Le développement sur les rives du canal, qui est vendu aux régions traversées, n'a pas fonctionné pour le Canal Rhin-Main-Danube, comparable au Canal Seine Nord par ses limites de gabarit et son éloignement des ports, et qui, finalement, transporte moins de 1 % de conteneurs se substituant réellement aux camions.

Enfin, la simple ambition d'obtenir une certification « canal durable » n'est pas de nature à apporter des garanties indispensables sur le plan environnemental, en premier lieu sur la ressource en eau. Tout juste peut-on lire qu'il faut y veiller et que le dialogue doit se poursuivre, tout en reconnaissant qu'il faudra créer des bassins de réserve pour pallier la faiblesse du débit à certains moments.

De même, les mesures en faveur de l'agriculture restent à préciser, notamment sur l'enjeu du foncier.
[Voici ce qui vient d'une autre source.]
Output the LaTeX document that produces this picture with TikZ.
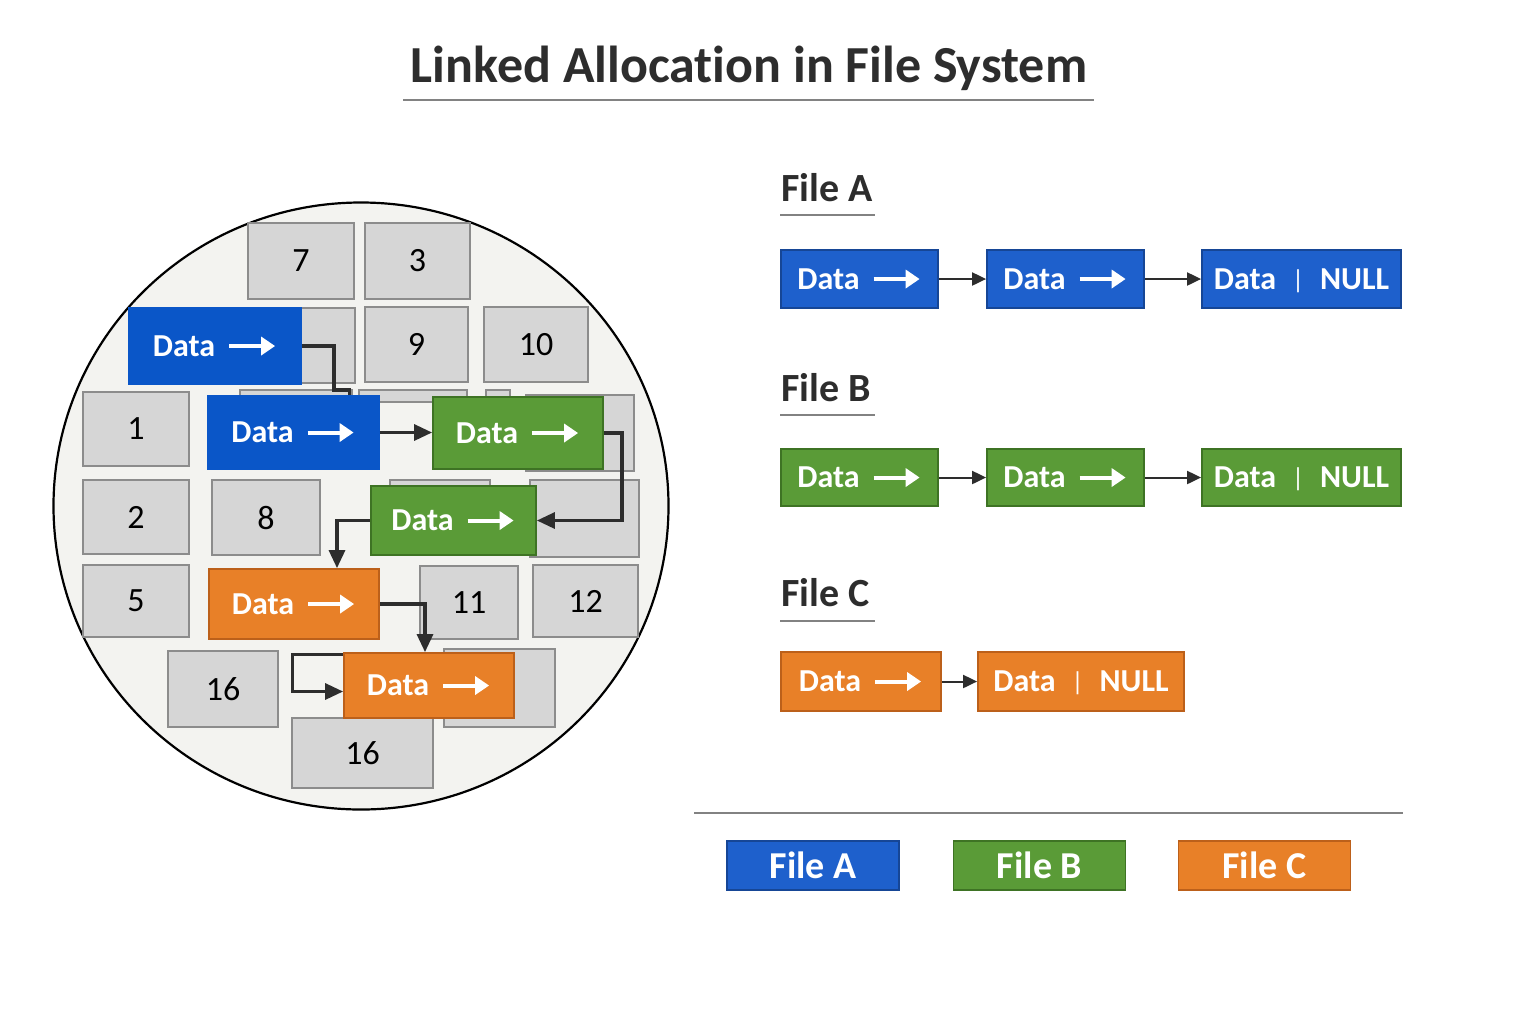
\documentclass[tikz,border=0pt]{standalone}
\usepackage{fontspec}
\setmainfont{Carlito}[Ligatures=NoCommon]
\usepackage{xcolor}
\usetikzlibrary{arrows.meta, positioning, calc}
\definecolor{fileA}{RGB}{30, 96, 204}
\definecolor{fileAedge}{RGB}{22, 70, 150}
\definecolor{diskblue}{RGB}{10, 86, 200}
\definecolor{fileB}{RGB}{90, 155, 55}
\definecolor{fileBedge}{RGB}{62, 115, 36}
\definecolor{fileC}{RGB}{232, 128, 40}
\definecolor{fileCedge}{RGB}{188, 96, 26}
\definecolor{blockfill}{RGB}{214, 214, 214}
\definecolor{blockedge}{RGB}{140, 140, 140}
\definecolor{diskfill}{RGB}{243, 243, 240}
\definecolor{inkgray}{RGB}{45, 45, 45}
\definecolor{rulegray}{RGB}{130, 130, 130}

\newcommand{\ptr}{\tikz[baseline=-0.32em]\draw[white, line width=2pt, -{Triangle[length=7pt,width=9pt]}] (0pt,0pt) -- (23pt,0pt);}
\newcommand{\nullsep}{\hspace{8pt}\raisebox{0.5pt}[0pt][0pt]{\mdseries\fontsize{13}{13}\selectfont|}\hspace{8pt}}

\tikzset{
  boxsize/.style 2 args={minimum width=#1*0.5pt, minimum height=#2*0.5pt},
  blockbox/.style={draw=blockedge, fill=blockfill, line width=0.9pt, inner sep=0pt,
    text=black, font=\fontsize{17}{17}\selectfont},
  databox/.style={line width=0.9pt, inner sep=0pt, text=white,
    font=\bfseries\fontsize{16}{16}\selectfont},
  fileAbox/.style={databox, fill=fileA, draw=fileAedge},
  diskAbox/.style={databox, fill=diskblue, draw=diskblue},
  fileBbox/.style={databox, fill=fileB, draw=fileBedge},
  fileCbox/.style={databox, fill=fileC, draw=fileCedge},
  filelabel/.style={anchor=base west, inner sep=0pt, text=inkgray,
    font=\bfseries\fontsize{20}{20}\selectfont},
  legendbox/.style={databox, boxsize={172}{49}, font=\bfseries\fontsize{19}{19}\selectfont},
  link/.style={draw=inkgray, line width=1.6pt},
  diskarrow/.style={link, -{Triangle[length=9pt,width=8pt]}},
  rowarrow/.style={draw=inkgray, line width=1pt, -{Triangle[length=7pt,width=6.5pt]}},
}

\begin{document}
\begin{tikzpicture}[x=0.5pt, y=-0.5pt]
    \useasboundingbox[fill=white] (0,0) rectangle (1536,1024);

    % title
    \node[anchor=base, inner sep=0pt, text=inkgray, font=\bfseries\fontsize{26}{26}\selectfont]
        (title) at (749,82) {Linked Allocation in File System};
    \draw[rulegray, line width=0.8pt] (403,100) -- (1094,100);

    % disk
    \draw[fill=diskfill, line width=1.1pt] (361,506) ellipse [x radius=153.75pt, y radius=151.75pt];

    % free and used blocks
    \node[blockbox, boxsize={106}{76}] (b7) at (301,261) {7};
    \node[blockbox, boxsize={105}{76}] (b3) at (417.5,261) {3};
    \node[blockbox, boxsize={105}{75}] (bA) at (302.5,345.5) {};
    \node[blockbox, boxsize={103}{75}] (b9) at (416.5,344.5) {9};
    \node[blockbox, boxsize={104}{75}] (b10) at (536,344.5) {10};
    \node[blockbox, boxsize={106}{74}] (b1) at (136,429) {1};
    \node[blockbox, boxsize={112}{12}] (bB) at (296,396) {};
    \node[blockbox, boxsize={108}{12}] (bC) at (413,396) {};
    \node[blockbox, boxsize={24}{12}] (bH) at (498,396) {};
    \node[blockbox, boxsize={108}{76}] (bD) at (580,433) {};
    \node[blockbox, boxsize={106}{74}] (b2) at (136,517) {2};
    \node[blockbox, boxsize={108}{75}] (b8) at (266,517.5) {8};
    \node[blockbox, boxsize={100}{12}] (bE) at (440,486) {};
    \node[blockbox, boxsize={109}{77}] (bF) at (584.5,518.5) {};
    \node[blockbox, boxsize={106}{72}] (b5) at (136,601) {5};
    \node[blockbox, boxsize={98}{73}] (b11) at (469,602.5) {11};
    \node[blockbox, boxsize={105}{72}] (b12) at (585.5,601) {12};
    \node[blockbox, boxsize={110}{76}] (b16) at (223,689) {16};
    \node[blockbox, boxsize={111}{78}] (bG) at (499.5,688) {};
    \node[blockbox, boxsize={141}{70}] (b16b) at (362.5,753) {16};

    % file blocks on the disk
    \node[diskAbox, boxsize={172}{76}] (a1) at (215,346) {Data\hspace{6pt}\ptr};
    \node[diskAbox, boxsize={171}{73}] (a2) at (293.5,432.5) {Data\hspace{6pt}\ptr};
    \node[fileBbox, boxsize={170}{72}] (g1) at (518,433) {Data\hspace{6pt}\ptr};
    \node[fileBbox, boxsize={165}{69}] (g2) at (453.5,520.5) {Data\hspace{6pt}\ptr};
    \node[fileCbox, boxsize={170}{70}] (c1) at (294,604) {Data\hspace{6pt}\ptr};
    \node[fileCbox, boxsize={170}{65}] (c2) at (429,685.5) {Data\hspace{6pt}\ptr};

    % block pointers
    \draw[link] (a1.east) -- ++(32,0) -- ++(0,44) -| ([xshift=28pt]a2.north);
    \draw[diskarrow] (a2.east) -- (a2.east -| g1.west);
    \draw[diskarrow] (g1.east) -- ++(18,0) |- (g2.east);
    \draw[diskarrow] (g2.west) -| ([xshift=21.5pt]c1.north);
    \draw[diskarrow] (c1.east) -| ([xshift=-2pt]c2.north);
    \draw[diskarrow] ([yshift=-1pt]c2.north west) -- ++(-51,0) |- ([yshift=-3pt]c2.west);

    % file A
    \node[filelabel] (labA) at (781,201) {File A};
    \draw[rulegray, line width=0.8pt] (780,215) -- (875,215);
    \node[fileAbox, boxsize={157}{58}] (fa1) at (859.5,279) {Data\hspace{6pt}\ptr};
    \node[fileAbox, boxsize={157}{58}] (fa2) at (1065.5,279) {Data\hspace{6pt}\ptr};
    \node[fileAbox, boxsize={199}{58}] (fa3) at (1301.5,279) {Data\nullsep NULL};
    \draw[rowarrow] (fa1) -- (fa2);
    \draw[rowarrow] (fa2) -- (fa3);

    % file B
    \node[filelabel] (labB) at (781,401) {File B};
    \draw[rulegray, line width=0.8pt] (780,415) -- (875,415);
    \node[fileBbox, boxsize={157}{57}] (fb1) at (859.5,477.5) {Data\hspace{6pt}\ptr};
    \node[fileBbox, boxsize={157}{57}] (fb2) at (1065.5,477.5) {Data\hspace{6pt}\ptr};
    \node[fileBbox, boxsize={199}{57}] (fb3) at (1301.5,477.5) {Data\nullsep NULL};
    \draw[rowarrow] (fb1) -- (fb2);
    \draw[rowarrow] (fb2) -- (fb3);

    % file C
    \node[filelabel] (labC) at (781,606) {File C};
    \draw[rulegray, line width=0.8pt] (780,621) -- (875,621);
    \node[fileCbox, boxsize={160}{59}] (fc1) at (861,681.5) {Data\hspace{6pt}\ptr};
    \node[fileCbox, boxsize={206}{59}] (fc2) at (1081,681.5) {Data\nullsep NULL};
    \draw[rowarrow] (fc1) -- (fc2);

    % legend
    \draw[rulegray, line width=0.8pt] (694,813) -- (1403,813);
    \node[legendbox, fill=fileA, draw=fileAedge] (keyA) at (813,865.5) {File A};
    \node[legendbox, fill=fileB, draw=fileBedge] (keyB) at (1039.5,865.5) {File B};
    \node[legendbox, fill=fileC, draw=fileCedge] (keyC) at (1264.5,865.5) {File C};
\end{tikzpicture}
\end{document}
Vous affirmez dans votre rapport : « le canal Seine Nord Europe ne peut pas être un canal qui traverse, mais doit être un canal qui irrigue ». Au regard du dossier dans son ensemble, ce ne sont pas les propositions que vous formulez qui sont en cause, mais l'opportunité même de mener à bien un projet de cette envergure pour un coût exorbitant et des effets attendus plus qu'incertains.